To be sure, Schneider has had some
past problems with accuracy, like his
embarrassing skin-back
on what turned out to be a fabricated claim by a
campaign activist who claimed to have been beaten up “for being a gay
Republican.”

In light of his history, lefty blogger
Chris Liebenthal, who took
a lengthy look
at the earlier incident, harshly
criticized
the JS story for its
reliance on the Schneider post.

I understand where Liebenthal’s
scorn is coming from, but I don’t really have a problem with Marley and Stein’s
first go at the story in Wednesday morning’s paper. In some ways, having
Schneider break the story, however it was spun, gave them a freedom to simply
confirm it with a source of their own, then to seek initial reactions –
including from critics of the Walker plan.

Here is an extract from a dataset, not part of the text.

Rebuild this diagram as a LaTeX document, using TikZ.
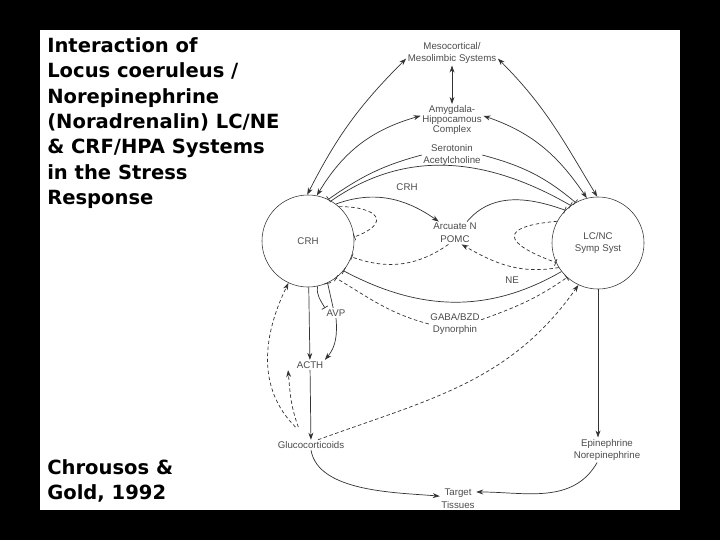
\documentclass[tikz,border=0pt]{standalone}
\usepackage{fontspec}
\setmainfont{Liberation Sans}
\newfontfamily\titlefont{DejaVu Sans}
\usetikzlibrary{arrows.meta}

\begin{document}
\begin{tikzpicture}[
        x=0.025cm, y=-0.025cm,
        every node/.style={font=\fontsize{6.9}{9}\selectfont, text=black!70, align=center, inner sep=1pt},
        hub/.style={draw=black!80, circle, minimum size=2.3cm, inner sep=0pt},
        ar/.style={-{Stealth[length=5pt,width=3.5pt]}, draw=black!80, line width=0.5pt},
        dar/.style={{Stealth[length=5pt,width=3.5pt]}-{Stealth[length=5pt,width=3.5pt]}, draw=black!80, line width=0.5pt},
        inh/.style={-{Bar[width=5pt]}, draw=black!80, line width=0.5pt},
        dsh/.style={dash pattern=on 2.5pt off 1.8pt},
        heading/.style={font=\titlefont\bfseries\fontsize{13.9}{18.1}\selectfont, text=black, align=left, anchor=north west, inner sep=0pt},
    ]

    \fill[black] (0,0) rectangle (720,540);
    \fill[white] (40,30) rectangle (680,510);

    \node[heading](head) at (47,37) {Interaction of\\Locus coeruleus /\\Norepinephrine\\(Noradrenalin) LC/NE\\\& CRF/HPA Systems\\in the Stress\\Response};
    \node[heading](cite) at (47,459) {Chrousos \&\\Gold, 1992};

    \node[hub](crh) at (308,241) {CRH};
    \node[hub](lcnc) at (598,243) {LC/NC\\Symp Syst};
    \node(meso) at (452,53) {Mesocortical/\\Mesolimbic Systems};
    \node(amyg) at (452,120) {Amygdala-\\[-2pt]Hippocamous\\[-2pt]Complex};
    \node(sero) at (452,155) {Serotonin\\Acetylcholine};
    \node(crhlab) at (407,187) {CRH};
    \node(arc) at (455,233) {Arcuate N\\POMC};
    \node(nelab) at (512,280) {NE};
    \node(avp) at (336,313) {AVP};
    \node(gaba) at (455,324) {GABA/BZD\\Dynorphin};
    \node(acth) at (310,365) {ACTH};
    \node(gluco) at (311,445) {Glucocorticoids};
    \node(target) at (458,499) {Target\\Tissues};
    \node(epi) at (607,450) {Epinephrine\\Norepinephrine};

    % upper brain areas
    \draw[dar] (meso) -- (amyg);
    \draw[dar] ([yshift=-4pt]meso.west) to[out=225,in=63] (crh.91);
    \draw[dar] ([yshift=3pt]amyg.west) to[out=196,in=59] (crh.79);
    \draw[dar] ([yshift=-4pt]meso.east) to[out=-45,in=121] (lcnc.91);
    \draw[dar] ([yshift=3pt]amyg.east) to[out=-19,in=124] (lcnc.104);
    \draw[inh] (sero.west) to[out=195,in=35] (crh.64);
    \draw[inh] (sero.east) to[out=-15,in=140] (lcnc.119);

    % between the two centres
    \draw[inh] (crh.60) to[out=35,in=150] (lcnc.126);
    \draw[ar] (crh.53) to[out=20,in=145] ([xshift=5pt]arc.north west);
    \draw[inh] ([xshift=-8pt]arc.north east) to[out=50,in=160] (lcnc.135);
    \draw[inh, dsh] (crh.48) to[out=0,in=20,looseness=3] (crh.5);
    \draw[inh, dsh] (lcnc.152) to[out=185,in=160,looseness=3.6] (lcnc.205);
    \draw[inh, dsh] (arc.240) to[out=215,in=-20] (crh.-20);
    \draw[ar, dsh] (lcnc.212) to[out=190,in=-30] (arc.300);
    \draw[inh] (lcnc.218) to[out=210,in=-28] (crh.-40);
    \draw[inh, dsh] (gaba.west) to[out=165,in=-31] (crh.-53);
    \draw[inh, dsh] ([yshift=3pt]gaba.east) to[out=20,in=215] (lcnc.228);

    % HPA axis
    \path[ar]
    (crh) edge (acth)
    (acth) edge (gluco)
    ;
    \draw[ar] (avp.south) to[out=-85,in=50] (acth.north east);
    \draw[inh] (crh.-78) to[out=-100,in=120] (avp.north west);
    \draw[inh] ([xshift=-2pt]avp.north) -- (crh.-65);
    \draw[ar, dsh] ([xshift=5pt]gluco.north) to[out=20,in=235] (lcnc.245);
    \draw[ar, dsh] ([xshift=-11pt,yshift=9pt]gluco.north) to[out=135,in=244] (crh.-115);
    \draw[ar, dsh] ([xshift=-9pt,yshift=9pt]gluco.north) to[out=110,in=-85] ([xshift=-5pt]acth.south west);
    \draw[ar] (gluco.south) to[out=-80,in=175,looseness=0.8] ([yshift=2pt]target.west);

    % sympathetic side
    \draw[ar] (lcnc.south) -- (lcnc.south |- epi.north);
    \draw[ar] ([xshift=-7pt]epi.south) to[out=240,in=0] ([yshift=5pt]target.east);
\end{tikzpicture}
\end{document}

But, curious whether the JS Madison
reporters and Schneider had to operate under the same set of rules when it
comes using anonymous sources, I asked  Managing
Editor George Stanley and Editorial
Page Editor David Haynes about
policies on their respective sides of the paper – as well as how the story
might have turned out if Stein and Marley had had to rely only on the Schneider
post.

Haynes told me in an email:

Christian’s piece was
treated like any other work of journalism.

I don’t allow
anonymous sources on the opinion pages in content that I control (that
excludes, of course, syndicated material) unless an editor a) knows the
identity of the source; b) discusses with the writer the potential motivations
of the source; and c) discusses what the writer did to verify the information
from that source. In this case, I was confident that Christian had confirmed
the information he reported with multiple sources. As a courtesy, I notified
the “news” side of the JS what we had in advance of posting the item.

In a follow-up communication, Haynes confirmed that he and
Schneider had spoken directly and specifically about Schneider’s sources and
motives.

In a separate email, Stanley wrote:

Patrick and Jason have
to tell us who their source or sources are and why they don’t want to be named
so we can weigh whether or not to use it and how much we can tell readers about
the source if we do go ahead. That’s true of everyone in News.

. . .

Sometimes we report
online what other people are saying with full attribution and let people know
we don’t know if it’s true or not, whether it’s the State Journal, Cap Times,
Post-Crescent, AP, etc. and  link to their stories. So we say something
like: AP is reporting out of Arkansas that Brett  Bielema is leaving
Wisconsin to coach the Razorbacks. We have not confirmed this report. Stay
tuned.

Stanley adds that a blanket rule against any anonymous
sources:

. . . gives all the
power to the people who already have it and, for example, fails to protect
whistle blowers who are not powerful but who see wrongdoing, haven’t been
able to stop it through normal channels and want to report it to the public so
they can stop it. So we use unnamed sources with specific rules . . .

Here, of course,
the anonymous sources aren’t powerless, but rather powerful people who hope to
get their story told first in the most favorable light. But I think it would be
hard to craft a workable policy on anonymous sourcing that would be so
fine-grained that it would only address “whistle-blowers” and not ever permit
“official leaks” – and I don’t know what the point would be of such a rule.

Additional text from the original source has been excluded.